(Shutterstock)
(Shutterstock)

The previous post noted the role of trade and the WTO in promoting a reduction in global inequality. The process of globalization, it argued, has allowed China to draw workers into its export industries, driving wages in China higher and reducing global inequality. The WTO acted as a "bonding mechanism," providing some assurance that the reform process in China would continue and that foreign investment in China would find export markets, reducing uncertainty. Empirical support for this proposition can be found here.

Those exports resulted in large trade surpluses, the counterpart of which were large capital account deficits — if you are exporting more goods than you are importing, you must, by definition, be importing more assets (claims) than foreigners are accumulating on you. Think of this process as the mother of all financial intermediation: current account surpluses in China reflected savings in excess of investment; capital account surpluses in the U.S. resulted from dissaving — domestic consumption and investment far exceeding domestic savings. From China's perspective, this made a lot of sense, particularly as its banks were weighted down by non-performing loans to state enterprises on the iron rice bowl. Channeling savings through state banks might have simply thrown good money after bad. Creating the conditions under which foreign capital would come in, bringing with it managerial and technological expertise, made for a far better deal.

But what if other countries tired of accumulating large trade deficits? What would prevent them from imposing trade protectionism or restrictions on this giant process of financial intermediation?

Well, as long as China adhered to its obligations under the WTO, other countries would be prevented from imposing trade restrictions. That was part of  the deal to which all parties agreed. And, provided China remained a member in good standing of the IMF, other countries were precluded from imposing payment restrictions that would have the effect of trade barriers.

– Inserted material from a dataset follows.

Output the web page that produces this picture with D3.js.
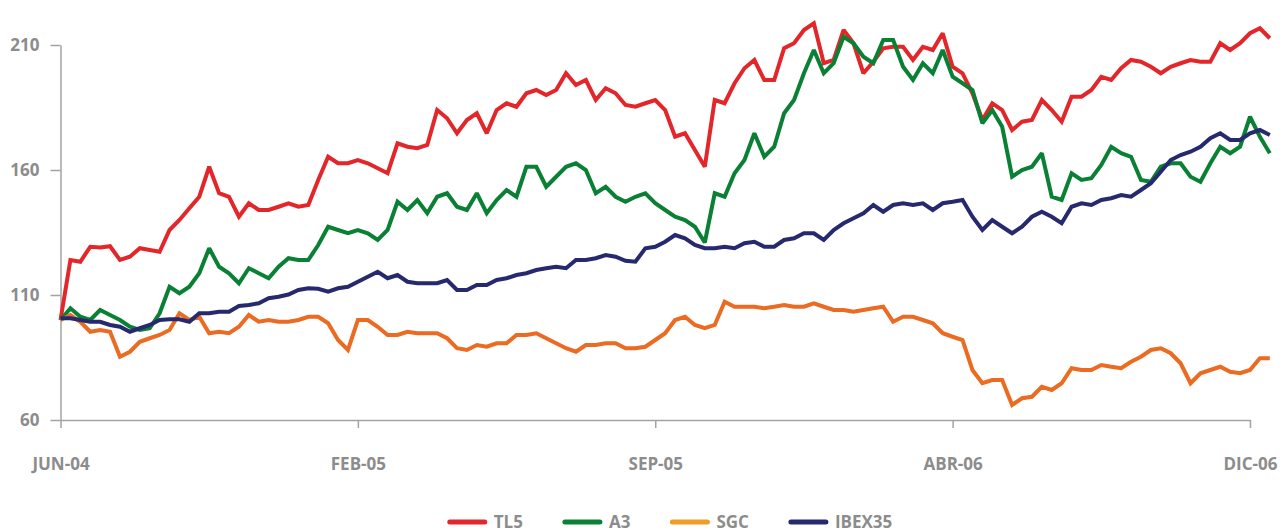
<!DOCTYPE html>
<html>
<head>
<meta charset="utf-8">
<script src="https://cdn.jsdelivr.net/npm/d3@7"></script>
<style>
  body { margin: 0; background: #fff; }
  svg { display: block; }
  svg text { font-family: "Open Sans", sans-serif; }
  .axis text { fill: #8c8c8c; font-size: 17px; font-weight: 700; }
  .axis path, .axis line { stroke: #a3a3a3; stroke-width: 1.5; }
  .legend text { fill: #8c8c8c; font-size: 17px; font-weight: 700; }
</style>
</head>
<body>
<svg id="chart" width="1288" height="532"></svg>
<script>
// Data: one value roughly every week, base 100 in JUN-04
var seriesNames = ["TL5", "A3", "SGC", "IBEX35"];

var tl5 = [100, 124, 123.3, 129.3, 129, 129.5, 124, 125.3, 128.7, 128, 127.3, 136, 140, 144.7, 149.3, 161.3, 150.7, 149.3, 141.3, 146.7,
  144, 144, 145.3, 146.7, 145.3, 146, 156, 165.3, 162.7, 162.7, 164, 162.7, 160.7, 158.7, 170.7, 169.3, 168.7, 170, 184, 180.7,
  174.7, 180, 182.7, 174.7, 184, 186.7, 185.3, 190.7, 192, 190, 192, 198.7, 194, 196, 188, 192.7, 190.7, 186, 185.3, 186.7,
  188, 184, 173.3, 174.7, 168, 161.3, 188, 186.7, 194.7, 200.7, 204, 196, 196, 208.7, 210.7, 216, 218.7, 202.7, 204, 216,
  210.7, 198.7, 203.3, 208.7, 209.3, 209.3, 204, 209.3, 208, 214.7, 201.3, 198.7, 190.7, 180, 186.7, 184, 176, 179.3, 180, 188,
  184, 179.3, 189.3, 189.3, 192, 197.3, 196, 200.7, 204, 203.3, 201.3, 198.7, 201.3, 202.7, 204, 203.3, 203.3, 210.7, 208, 210.7,
  214.7, 216.7, 212.7];

var a3 = [100, 104.7, 101.3, 100, 104, 102, 100, 97.3, 96, 96.7, 102.7, 113.3, 110.7, 113.3, 118.7, 128.7, 121.3, 118.7, 114.7, 120.7,
  118.7, 116.7, 121.3, 124.7, 124, 124, 130, 137.3, 136, 134.7, 136, 134.7, 132, 136, 147.3, 144, 148, 142.7, 149.3, 150.7,
  145.3, 144, 150.7, 142.7, 148, 152, 149.3, 161.3, 161.3, 153.3, 157.3, 161.3, 162.7, 160, 150.7, 153.3, 149.3, 147.3, 149.3, 150.7,
  146.7, 144, 141.3, 140, 137.3, 131, 150.7, 149.3, 158.7, 164, 174.7, 165.3, 169.3, 182.7, 188, 198.7, 208, 198.7, 202.7, 213.3,
  210.7, 205.3, 202.7, 212, 212, 201.3, 196, 202.7, 198.7, 208, 197.3, 194.7, 192, 178.7, 184, 177.3, 157.3, 160, 161.3, 166.7,
  149.3, 148, 158.7, 156, 156.7, 162, 169.3, 166.7, 165.3, 156, 155.3, 161.3, 162.7, 162.7, 157.3, 155.3, 162.7, 169.3, 166.7, 169.3,
  181.3, 173.3, 166.7];

var sgc = [100, 102, 99.3, 95.3, 96, 95.3, 85.3, 87.3, 91.3, 92.7, 94, 96, 102.7, 100, 101.3, 94.7, 95.3, 94.7, 97.3, 102,
  99.3, 100, 99.3, 99.3, 100, 101.3, 101.3, 98.7, 92, 88, 100, 100, 97.3, 94, 94, 95.3, 94.7, 94.7, 94.7, 92.7,
  88.7, 88, 90, 89.3, 90.7, 90.7, 94, 94, 94.7, 92.7, 90.7, 88.7, 87.3, 90, 90, 90.7, 90.7, 88.7, 88.7, 89.3,
  92, 94.7, 100, 101.3, 98, 96.7, 98, 107.3, 105.3, 105.3, 105.3, 104.7, 105.3, 106, 105.3, 105.3, 106.7, 105.3, 104, 104,
  103.3, 104, 104.7, 105.3, 99.3, 101.3, 101.3, 100, 98.7, 94.7, 93.3, 92, 80, 74.7, 76, 76, 66, 68.7, 69.3, 73.3,
  72, 74.7, 80.7, 80, 80, 82, 81.3, 80.7, 83.3, 85.3, 88, 88.7, 86.7, 82.7, 74.7, 78.7, 80, 81.3, 79.3, 78.7,
  80, 84.7, 84.7];

var ibex35 = [100.7, 100.7, 100, 99.3, 99.3, 98, 97.3, 95.3, 96.7, 98, 100, 100.3, 100.3, 99.3, 102.7, 102.7, 103.3, 103.3, 105.6, 106,
  106.7, 108.7, 109.3, 110.2, 112, 112.7, 112.5, 111.3, 112.7, 113.3, 115.3, 117.3, 119.3, 116.7, 118, 115.3, 114.7, 114.7, 114.7, 116,
  112, 112, 114, 114, 116, 116.7, 118, 118.7, 120, 120.7, 121.3, 120.7, 124, 124, 124.7, 126, 125.3, 123.7, 123.3, 128.7,
  129.3, 131.3, 134, 132.7, 130, 128.7, 128.7, 129.3, 128.7, 130.7, 131.3, 129.3, 129.3, 132, 132.7, 134.7, 134.7, 132, 136, 138.7,
  140.7, 142.7, 146, 143.3, 146, 146.7, 146, 146.7, 144, 146.7, 147.3, 148, 141.3, 136, 140, 137.3, 134.7, 137.3, 141.3, 143.3,
  141.3, 138.7, 145.3, 146.7, 146, 148, 148.7, 150, 149.3, 152, 154.7, 159.3, 164, 166, 167.3, 169.3, 172.7, 174.7, 172, 172,
  174.7, 176, 174];

// x tick labels sit every 30 points
var xTickIndex = [0, 30, 60, 90, 120];
var xTickLabels = ["JUN-04", "FEB-05", "SEP-05", "ABR-06", "DIC-06"];
var yTicks = [60, 110, 160, 210];

var lineColors = ["#e2262a", "#0a8034", "#ea6b21", "#26296e"];
var legendColors = ["#e4262d", "#0a8135", "#f29b25", "#26296e"];

var allSeries = [tl5, a3, sgc, ibex35];

var svg = d3.select("#chart");

// scales
var x = d3.scaleLinear().domain([0, 120]).range([60.5, 1250]);
var y = d3.scaleLinear().domain([60, 210]).range([420, 45]);

// axes
svg.append("g")
  .attr("class", "axis axis-x")
  .attr("transform", "translate(0,420)")
  .call(d3.axisBottom(x)
    .tickValues(xTickIndex)
    .tickFormat(function(d, i) { return xTickLabels[i]; })
    .tickSize(8)
    .tickSizeOuter(0)
    .tickPadding(30));

svg.append("g")
  .attr("class", "axis axis-y")
  .attr("transform", "translate(60.5,0)")
  .call(d3.axisLeft(y)
    .tickValues(yTicks)
    .tickSize(10)
    .tickSizeOuter(0)
    .tickPadding(11));

// lines, in legend order so IBEX35 ends up on top
var line = d3.line()
  .x(function(d, i) { return x(i); })
  .y(function(d) { return y(d); });

svg.append("g")
  .selectAll("path")
  .data(allSeries)
  .enter().append("path")
  .attr("d", line)
  .attr("fill", "none")
  .attr("stroke", function(d, i) { return lineColors[i]; })
  .attr("stroke-width", 4)
  .attr("stroke-linejoin", "miter")
  .attr("stroke-miterlimit", 2);

// legend, centred under the plot
var legend = svg.append("g").attr("class", "legend");

var items = legend.selectAll("g")
  .data(seriesNames)
  .enter().append("g");

items.append("line")
  .attr("x1", 0).attr("x2", 35)
  .attr("y1", 0).attr("y2", 0)
  .attr("stroke", function(d, i) { return legendColors[i]; })
  .attr("stroke-width", 5)
  .attr("stroke-linecap", "round");

items.append("text")
  .attr("x", 44)
  .attr("dy", "0.35em")
  .text(function(d) { return d; });

var pos = 0;
items.each(function() {
  var g = d3.select(this);
  g.attr("transform", "translate(" + pos + ",0)");
  pos += 44 + g.select("text").node().getComputedTextLength() + 42;
});
var total = pos - 42;
legend.attr("transform", "translate(" + (671 - total / 2) + ",522)");
</script>
</body>
</html>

This underscores the fundamental nature of the IFIs. In effect, they are enforcement mechanisms for supporting cooperative agreements that allow all members to achieve better outcomes than would be attained acting alone. The folk theorem of game theory is that such agreements do indeed dominate non-cooperative equilibrium, but require institution support to monitor and enforce the agreement.

As I have written ad naseum, the global economy today faces some very large adjustment challenges. We have a collective interest in ensuring that the institutions of global governance have the legitimacy, credibility and effectiveness needed to get us through the New Age of Uncertainty.